Do you envision commercial radio being a long-term, forever-lasting way of people finding out about new music?  What about satellite radio?

I don't know if it'll last forever; for the time being, I think it [commercial radio] probably serves a lot of people that still refuse to get on board with the new technology, or people that enjoy a certain type of music.  I never listen to it, but then again, why would I?  They aren't playing what I want to listen to.  I never listened to it when they played my own music!  Satellite radio seems like a better alternative in the long run, since it basically presents an endless spectrum of possibilities in terms of different formats, etc. etc.  But I think it might have to reach a point where, you know, you'd buy a jambox at Target with the subscription to the service built-in or whatever.  Your car stereo, your home stereo, that kind of thing.  They may already be doing things like that.  I know some new cars come with XM [Radio] for a limited trial period, for example.  I'm not super well-informed about the different choices available, obviously.

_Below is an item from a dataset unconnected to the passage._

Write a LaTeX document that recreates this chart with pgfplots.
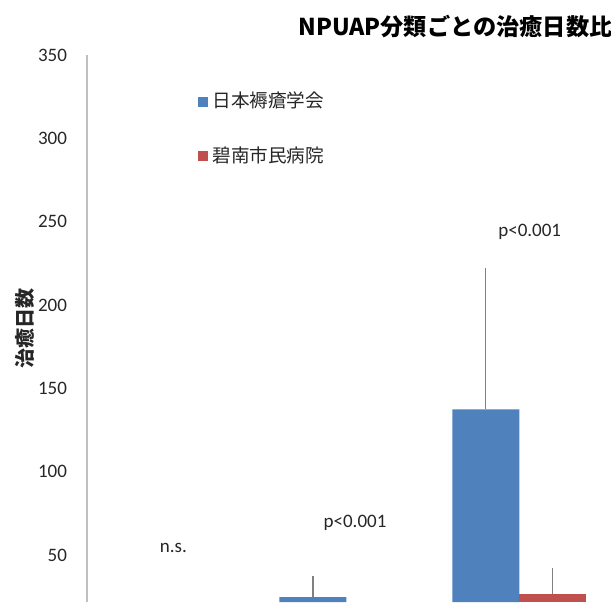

In a recent interview I read with Lance Bass, formerly of N*SYNC, he mentioned merchandising to be why he is in a great place financially; not selling tens of millions of albums nor playing arenas and stadiums.  Is this a sentiment that sounds true?

Sure.  We've always used what we make on merch to bankroll our touring operations.  We put a great deal of care into what we offer in "Merch World" and the way in which it's presented.  Obviously, a group like N*SYNC is in the toy business and the lunchbox business as much as they are in the music business, by nature of what they do and who their audience is.  Not many 30-year-old dudes are in the market for a Superdrag lunchbox.

Any advice for someone looking to develop a fan base here and now in 2007?

Having great songs and having something to say are two key factors.